Understanding the full scope of your domain portfolio’s attack surface is the foundation – without knowing what exists, you can’t protect it.

Frequently Asked Questions

How many DNS records does the average vendor relationship leave behind?
It varies by vendor type, but a single SaaS integration can easily generate 3–6 DNS records: a CNAME for the custom domain, one or more TXT records for domain verification, and entries for email authentication (SPF includes, DKIM keys). Over dozens of vendors, this adds up quickly.

Is it enough to check DNS records when a vendor contract ends?
Checking at offboarding is necessary but not sufficient. Vendors sometimes change their own infrastructure mid-contract, which can leave CNAMEs pointing at decommissioned targets before the relationship even ends. Continuous monitoring catches these conditions as they develop, not just at contract milestones.

What’s the fastest way to identify high-risk CNAME records?
Resolve each CNAME to its final target and check whether the destination is still controlled by an active vendor. Any CNAME chain that resolves to NXDOMAIN or to a domain that’s expired or available for registration is high-priority.

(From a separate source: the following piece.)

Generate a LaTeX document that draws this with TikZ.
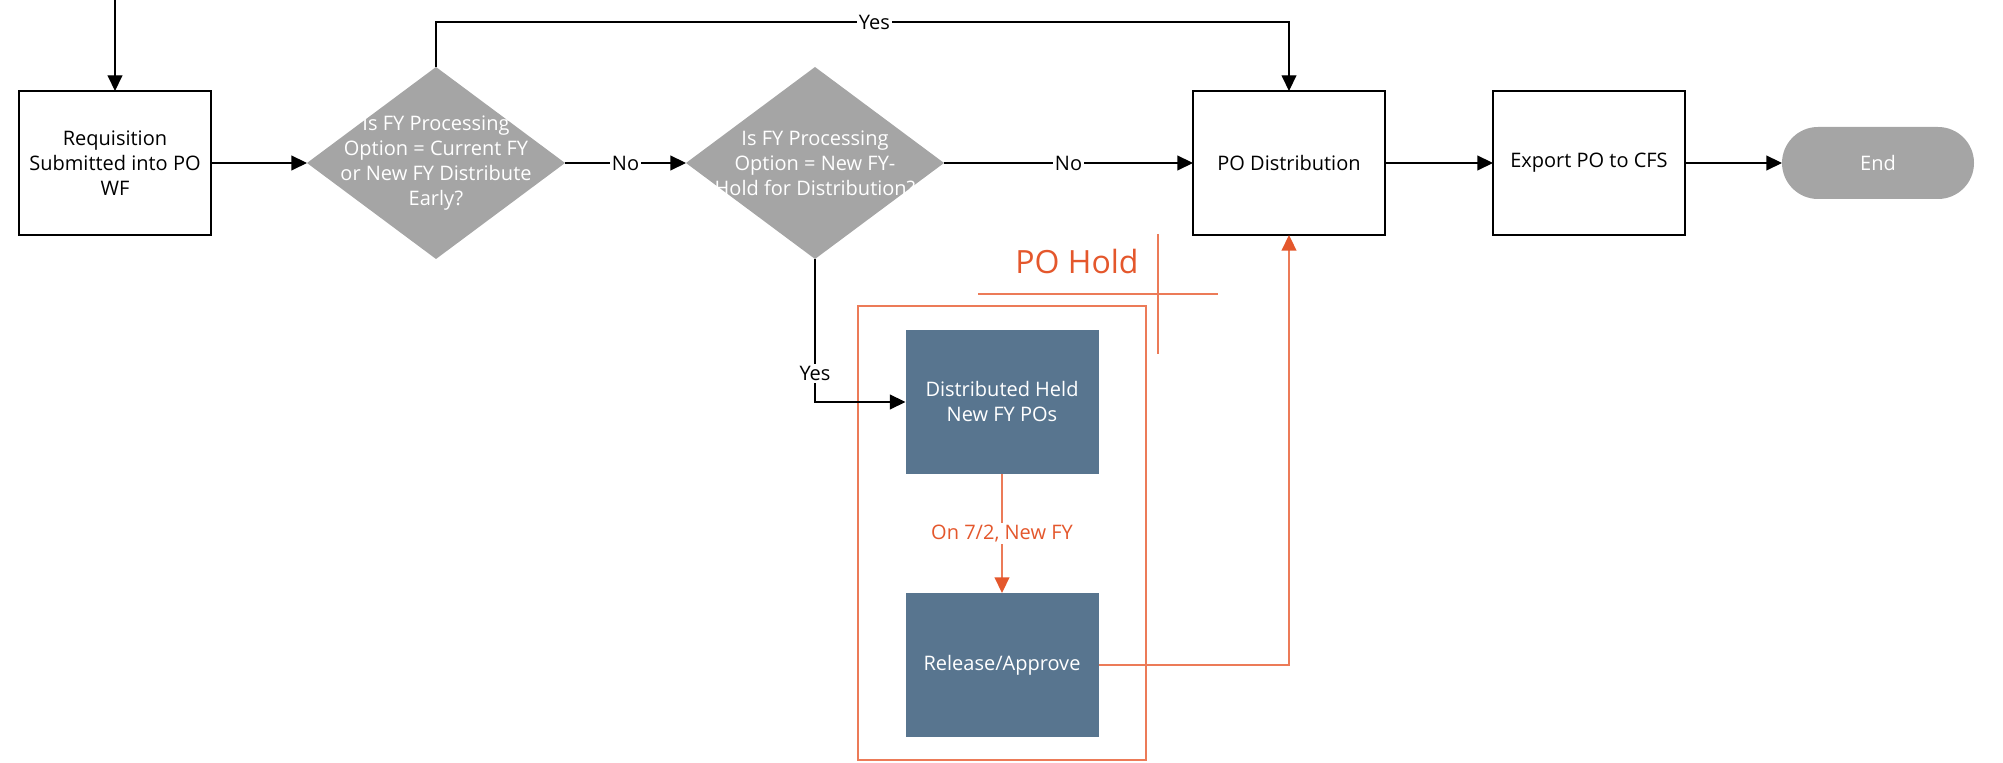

Tools that automate this check across your full DNS inventory significantly reduce the manual workload.

Keeping Vendor DNS Risk Under Control

Third-party vendor relationships are a permanent feature of modern infrastructure – the goal isn’t to eliminate them but to maintain visibility over what they leave in your DNS. The key discipline is treating vendor onboarding and offboarding as DNS events, not just procurement events.

Build the habit of documenting every DNS change made for a vendor at the time it’s made. Run continuous discovery to catch what gets missed. And verify CNAME targets regularly – not just when something breaks, but as a standing operational practice. Vendor DNS hygiene is one of the lower-effort, higher-impact places to reduce real attack surface.